Today I have a tough conversation with my head of product design. Yes, it’s about the performance review.
I don’t believe that I’ve stayed at Carousell for almost one year. I still remember how shy I was at the first meeting on the first day. It was weekly product sync with 20 people. All I could say about my self for the self-introduction is “My name is Trong, I’m from Vietnam”.
That was my introduction.
And now, after one year. I’m almost still the same. Time flies very fast.
My head of product design is a kind manager. He always wants to push positive energy toward us, always nice when giving feedbacks and very humble. I wrote a long note about what I admire and list all things I could learn from him, but it’s still a secret note, not public yet.
Today’s performance review, it supposes to be serious, but it was not. Maybe I expected it’s not serious. It’s very awkward for a 1-1 meeting, but it’s good to be awkward, can be even more. Because in that meeting, both of us stay vulnerable to get and discuss feedback. And he gave very honest feedback about my weakness - which I can predict: Communication.
Communication is my Achilles heel. I’m not good at communication, especially in spoking. I’m a shy introvert designer.
At the begining, I thought it because of my language problem (English isn’t my mother language, you can see it in this article). But he said it was not. My language is fine. I can write, I can speak, people can understand me.
I’m bad at communication because of the fear of judgment from other people. The fear to be a designer with bad English skill. Many voices whisper inside my head: “What are you talking? I don’t understand”, “You’re not food enough”,… I let the fear beat me, badly.

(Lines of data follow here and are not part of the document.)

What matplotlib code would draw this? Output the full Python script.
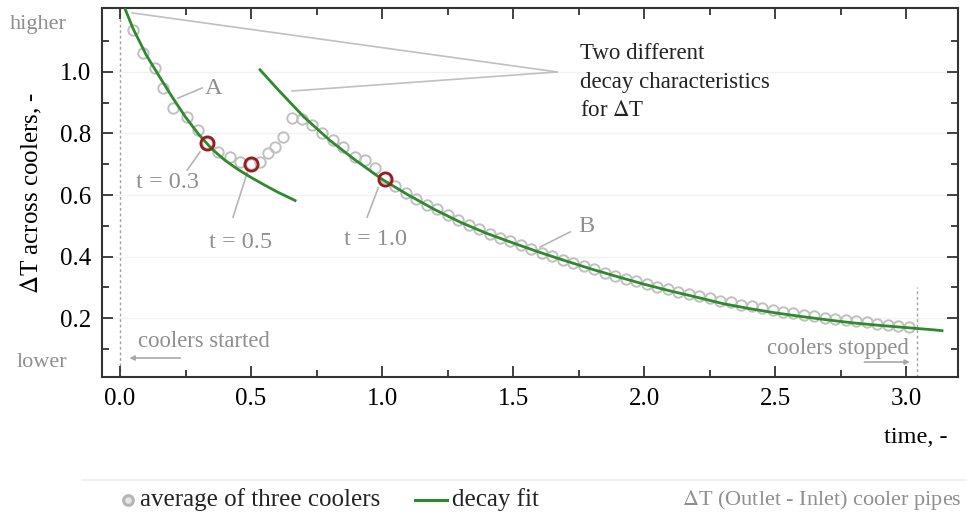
import numpy as np
import matplotlib
matplotlib.use("Agg")
import matplotlib.pyplot as plt
from matplotlib.lines import Line2D

plt.rcParams['font.family'] = ['Liberation Serif', 'DejaVu Serif']
plt.rcParams['mathtext.fontset'] = 'stix'

# measured points (average of three coolers)
t_meas = [0.050, 0.088, 0.134, 0.164, 0.202, 0.256, 0.298, 0.332, 0.374, 0.420,
          0.458, 0.500, 0.534, 0.565, 0.592, 0.622, 0.656, 0.695, 0.733, 0.771,
          0.813, 0.851, 0.897, 0.935, 0.973, 1.011,
          1.05, 1.09, 1.13, 1.17, 1.21, 1.25, 1.29, 1.33, 1.37, 1.41,
          1.45, 1.49, 1.53, 1.57, 1.61, 1.65, 1.69, 1.73, 1.77, 1.81,
          1.85, 1.89, 1.93, 1.97, 2.01, 2.05, 2.09, 2.13, 2.17, 2.21,
          2.25, 2.29, 2.33, 2.37, 2.41, 2.45, 2.49, 2.53, 2.57, 2.61,
          2.65, 2.69, 2.73, 2.77, 2.81, 2.85, 2.89, 2.93, 2.97, 3.01]
dT_meas = [1.137, 1.062, 1.013, 0.948, 0.883, 0.854, 0.811, 0.769, 0.740, 0.724,
           0.707, 0.701, 0.707, 0.737, 0.756, 0.789, 0.850, 0.847, 0.828, 0.802,
           0.779, 0.756, 0.724, 0.714, 0.688, 0.655,
           0.628, 0.607, 0.588, 0.569, 0.553, 0.535, 0.518, 0.502, 0.488, 0.474,
           0.460, 0.449, 0.437, 0.424, 0.413, 0.401, 0.390, 0.379, 0.368, 0.358,
           0.348, 0.338, 0.328, 0.320, 0.311, 0.302, 0.294, 0.286, 0.278, 0.271,
           0.264, 0.257, 0.251, 0.244, 0.238, 0.232, 0.226, 0.221, 0.216, 0.211,
           0.206, 0.201, 0.197, 0.193, 0.189, 0.186, 0.182, 0.178, 0.175, 0.172]

# highlighted points
t_mark = [0.332, 0.500, 1.011]
dT_mark = [0.769, 0.701, 0.653]

# decay fit A
t_fitA = [0.02, 0.05, 0.10, 0.15, 0.20, 0.25, 0.30, 0.35, 0.40, 0.45, 0.50, 0.55, 0.60, 0.668]
dT_fitA = [1.203, 1.140, 1.055, 0.985, 0.917, 0.853, 0.797, 0.750, 0.713, 0.683, 0.657, 0.633, 0.610, 0.582]

# decay fit B
t_fitB = [0.534, 0.60, 0.70, 0.80, 0.90, 1.00, 1.10, 1.20, 1.30, 1.40, 1.50, 1.60, 1.70,
          1.80, 1.90, 2.00, 2.10, 2.20, 2.30, 2.40, 2.50, 2.60, 2.70, 2.80, 2.90, 3.00,
          3.10, 3.137]
dT_fitB = [1.007, 0.945, 0.855, 0.778, 0.712, 0.651, 0.600, 0.553, 0.511, 0.475, 0.444,
           0.414, 0.386, 0.359, 0.334, 0.310, 0.288, 0.268, 0.247, 0.231, 0.217, 0.205,
           0.194, 0.184, 0.176, 0.169, 0.162, 0.159]

GRAY_TXT = '#8f8f8f'
GRAY_LINE = '#b5b5b5'
GREEN = '#2d8a2d'
RED = '#9a1b1b'

fig = plt.figure(figsize=(9.67, 5.18), dpi=100)
ax = fig.add_axes([0.1055, 0.272, 0.8852, 0.7126])

ax.set_xlim(-0.069, 3.198)
ax.set_ylim(0.008, 1.208)

# faint grid
for yv in [0.2, 0.4, 0.6, 0.8, 1.0]:
    ax.axhline(yv, color='#f2f2f2', lw=1.0, zorder=0)

# dotted start/stop markers
ax.axvline(0.0, color='#a0a0a0', lw=1.0, ls=(0, (2, 2)), zorder=1)
ax.plot([3.04, 3.04], [0.008, 0.30], color='#a0a0a0', lw=1.0, ls=(0, (2, 2)), zorder=1)

ax.plot(t_meas, dT_meas, 'o', ms=7.5, mfc='none', mec='#c0c0c0', mew=1.4, zorder=2)
ax.plot(t_fitA, dT_fitA, color=GREEN, lw=2.0, zorder=3)
ax.plot(t_fitB, dT_fitB, color=GREEN, lw=2.0, zorder=3)
ax.plot(t_mark, dT_mark, 'o', ms=9.5, mfc='none', mec=RED, mew=2.0, zorder=4)

# callout lines to "Two different..." text
ax.plot([0.046, 1.668], [1.192, 1.0], color='#c0c0c0', lw=1.2, zorder=1)
ax.plot([0.656, 1.668], [0.938, 1.0], color='#c0c0c0', lw=1.2, zorder=1)
ax.text(1.756, 0.967, 'Two different\ndecay characteristics\nfor $\\Delta$T', fontsize=16.5,
        color='#222222', va='center', ha='left', linespacing=1.45)

# point labels
ax.plot([0.221, 0.313], [0.915, 0.948], color=GRAY_LINE, lw=1.2)
ax.text(0.355, 0.945, 'A', fontsize=17.5, color=GRAY_TXT, ha='center', va='center')
ax.plot([0.305, 0.256], [0.740, 0.681], color=GRAY_LINE, lw=1.2)
ax.text(0.18, 0.642, 't = 0.3', fontsize=17.5, color=GRAY_TXT, ha='center', va='center')
ax.plot([0.485, 0.431], [0.672, 0.528], color=GRAY_LINE, lw=1.2)
ax.text(0.458, 0.444, 't = 0.5', fontsize=17.5, color=GRAY_TXT, ha='center', va='center')
ax.plot([0.985, 0.943], [0.623, 0.528], color=GRAY_LINE, lw=1.2)
ax.text(0.975, 0.454, 't = 1.0', fontsize=17.5, color=GRAY_TXT, ha='center', va='center')
ax.plot([1.603, 1.718], [0.431, 0.480], color=GRAY_LINE, lw=1.2)
ax.text(1.78, 0.496, 'B', fontsize=17.5, color=GRAY_TXT, ha='center', va='center')

# started / stopped
ax.text(0.069, 0.125, 'coolers started', fontsize=16.3, color=GRAY_TXT, ha='left', va='center')
ax.annotate('', xy=(0.025, 0.070), xytext=(0.24, 0.070),
            arrowprops=dict(arrowstyle='-|>', color='#a8a8a8', lw=1.2, mutation_scale=7))
ax.text(3.01, 0.102, 'coolers stopped', fontsize=16.3, color=GRAY_TXT, ha='right', va='center')
ax.annotate('', xy=(3.025, 0.057), xytext=(2.83, 0.057),
            arrowprops=dict(arrowstyle='-|>', color='#a8a8a8', lw=1.2, mutation_scale=7))

# higher / lower
ax.text(-0.313, 1.153, 'higher', fontsize=16, color=GRAY_TXT, ha='center', va='center', clip_on=False)
ax.text(-0.297, 0.057, 'lower', fontsize=16, color=GRAY_TXT, ha='center', va='center', clip_on=False)

# ticks
ax.set_xticks([0.0, 0.5, 1.0, 1.5, 2.0, 2.5, 3.0])
ax.set_xticklabels(['0.0', '0.5', '1.0', '1.5', '2.0', '2.5', '3.0'])
ax.set_xticks(np.arange(0.25, 3.2, 0.5), minor=True)
ax.set_yticks([0.2, 0.4, 0.6, 0.8, 1.0])
ax.set_yticklabels(['0.2', '0.4', '0.6', '0.8', '1.0'])
ax.set_yticks([0.1, 0.3, 0.5, 0.7, 0.9, 1.1], minor=True)
ax.tick_params(which='both', direction='in', top=True, right=True, color='#333333', width=1.3)
ax.tick_params(which='major', length=8, labelsize=18, pad=8)
ax.tick_params(which='minor', length=5)
for sp in ax.spines.values():
    sp.set_color('#333333')
    sp.set_linewidth(1.5)

ax.set_ylabel('$\\Delta$T across coolers, -', fontsize=18, labelpad=11)
fig.text(0.980, 0.156, 'time, -', fontsize=17.5, ha='right', va='center')

# legend strip
fig.add_artist(Line2D([0.085, 1.0], [0.073, 0.073], color='#eeeeee', lw=1.2))
fig.add_artist(Line2D([0.132], [0.035], marker='o', ms=7, mfc='#e6e6e6', mec='#b5b5b5', mew=2.2))
fig.text(0.145, 0.035, 'average of three coolers', fontsize=18, color='#222222', va='center')
fig.add_artist(Line2D([0.429, 0.462], [0.035, 0.035], color=GREEN, lw=2.2))
fig.text(0.467, 0.035, 'decay fit', fontsize=18, color='#222222', va='center')
fig.text(0.995, 0.035, '$\\Delta$T (Outlet - Inlet) cooler pipes', fontsize=16, color=GRAY_TXT,
         ha='right', va='center')

fig.savefig('out.png', dpi=100)
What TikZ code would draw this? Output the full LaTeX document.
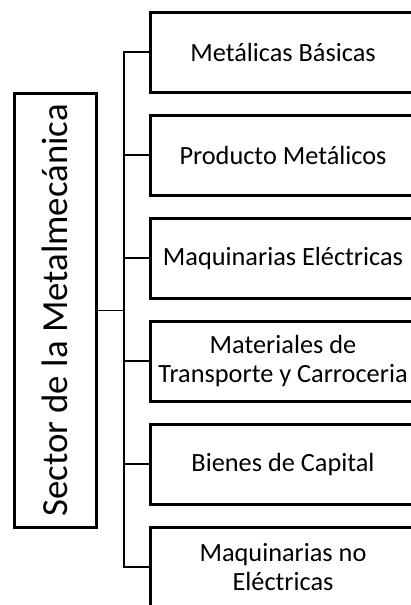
\documentclass[tikz,border=0pt]{standalone}
\usepackage{fontspec}
\setmainfont{Carlito}
\begin{document}
\begin{tikzpicture}[x=1pt,y=-1pt,
  catbox/.style={draw, line width=3pt, minimum width=266pt, minimum height=80pt, inner sep=0pt, align=center, font=\fontsize{26.3}{29}\selectfont},
  mainbox/.style={draw, line width=3pt, minimum width=434.2pt, minimum height=82.3pt, inner sep=0pt, rotate=90, font=\fontsize{36.8}{40}\selectfont},
  conn/.style={line width=1.8pt}]
\useasboundingbox (0,0) rectangle (411,605);
\clip (0,0) rectangle (411,605);
\node[mainbox] (main) at (55.2,310.4) {Sector de la Metalmecánica};
\node[catbox] (b1) at (283,52) {Metálicas Básicas};
\node[catbox] (b2) at (283,155) {Producto Metálicos};
\node[catbox] (b3) at (283,258) {Maquinarias Eléctricas};
\node[catbox] (b4) at (283,361) {Materiales de\\Transporte y Carroceria};
\node[catbox] (b5) at (283,464) {Bienes de Capital};
\node[catbox] (b6) at (283,567) {Maquinarias no\\Eléctricas};
\coordinate (s) at (124,0);
\draw[conn] (b1.west) -- (b1.west -| s) -- (b6.west -| s) -- (b6.west);
\foreach \b in {b2,b3,b4,b5} \draw[conn] (\b.west) -- (\b.west -| s);
\draw[conn] (main.south) -- (main.south -| s);
\end{tikzpicture}
\end{document}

After a long time struggling with the fear, I stepped back and thought about it. Around me, many people are like me. They’re from different countries where English isn’t their mother language: Taiwan, Malaysia, Indonesia,…
Sometimes, I don’t understand what’re they talking about. They might have the same thought about me. Then I realize that many people are just like me. Their English isn’t perfect. And they have their fear of judgment. I’m not the only one.
So I say to myself, and my manager always encourages me, to be more confident. Or better advise from him:
“Find the way to raise your voice”
Speaking isn’t the only way, writing is equally important. Find changes to raise your voice: via slack, email or document. Just pick one medium that works for you. You don’t have to be perfect in everything.
Communication is bigger than words.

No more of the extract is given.